Obama provided more than US$20 billion worth of new weapons to Saudi Arabia’s forces after the war started. CIA analyst Bruce Riedel said, “if the United States and the United Kingdom, tonight, told King Salman [of Saudi Arabia] ‘this war has to end’, it would end tomorrow. The Royal Saudi Air Force cannot operate without American and British support.”
Syria
President Assad of Syria earned the enmity of the US government when in 2009 he rejected a pipeline project from Qatar to Turkey, which would have passed through Syria. Soon after he rejected the project, the CIA started funding opposition groups in Syria, including al Qaeda and ISIS. Besides Britain and Saudi Arabia, Qatar, Turkey, the UAE, Jordan, Libya and Israel all funded and armed the assault on Syria.
Obama’s Middle East policy proved a disaster, achieving none of its original aims.
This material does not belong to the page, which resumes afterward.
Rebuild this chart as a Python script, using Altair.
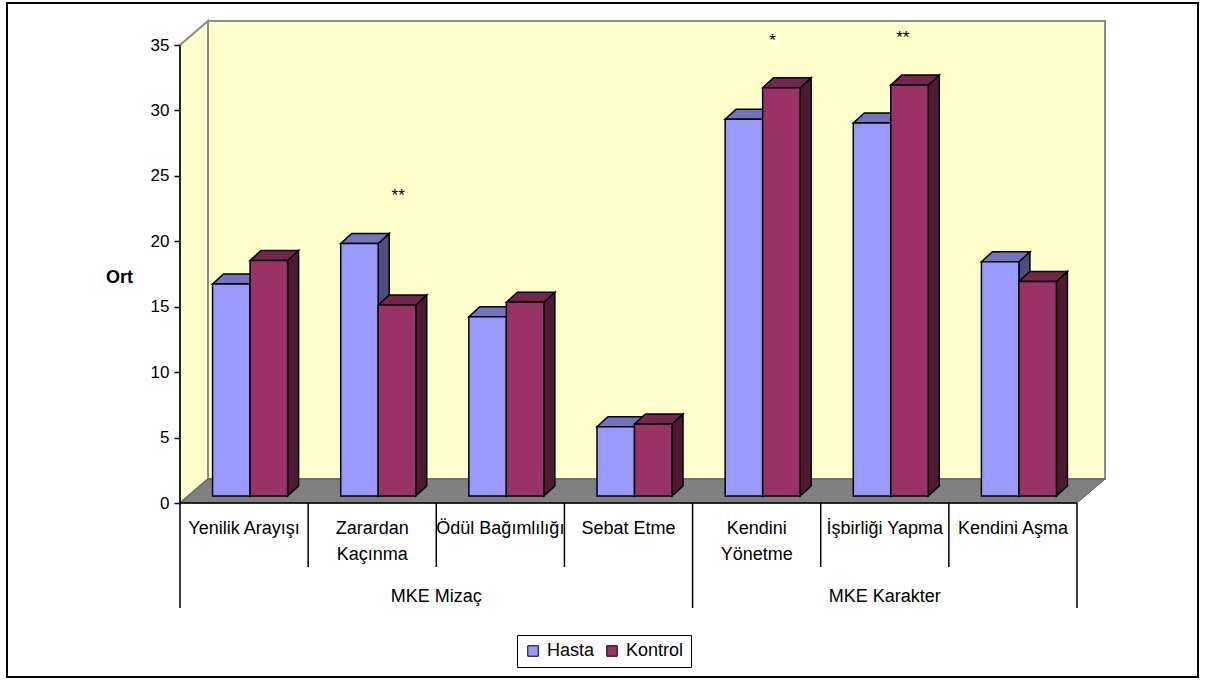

His collaboration with al Qaeda and its offshoots failed to win support, unsurprisingly, as those terrorist organisations disintegrated. Anti-American governments now run Iran, Iraq, Syria, and Afghanistan.
Obama shifted the US foreign policy focus to the Pacific basin, with encouragement from Hillary Clinton, his Secretary of State (foreign minister). This “pivot to Asia” was designed to disrupt China’s rise by funding and backing secessionist movements, and to probe its borders and interfere in its territorial waters in the South China Sea. These are estimated to contain 213 billion barrels of oil and 190 trillion cubic feet of natural gas.
The Strait of Malacca in the South China Sea is a choke-point for China’s trade, especially of its oil imports. The US government is trying to control China’s trade routes; Yemen’s Socotra at the western end and the South China Sea at the eastern end.
US front
Funding for these activities is channelled through the National Endowment for Democracy, supposedly a private organisation but in reality, a front for US government policy. It has little to do with democracy, created during Ronald Regan’s presidency in the wake of revelations about the CIA’s undercover, sometimes illegal, activity.
According to William Blum, a US historian and foreign policy critic, the plan was to “…shift many of these awful things to a new organization, with a nice sounding name.”. The idea was that it “…would do somewhat overtly what the CIA had been doing covertly for decades, and thus, hopefully, eliminate the stigma associated with CIA covert activities.”
The NED’s “Democracy Award” is predominantly given to groups agitating against governments that the USA does not approve of. China is a particular target – for example the award in 2019 went to three groups aiming to interfere with internal Chinese policy.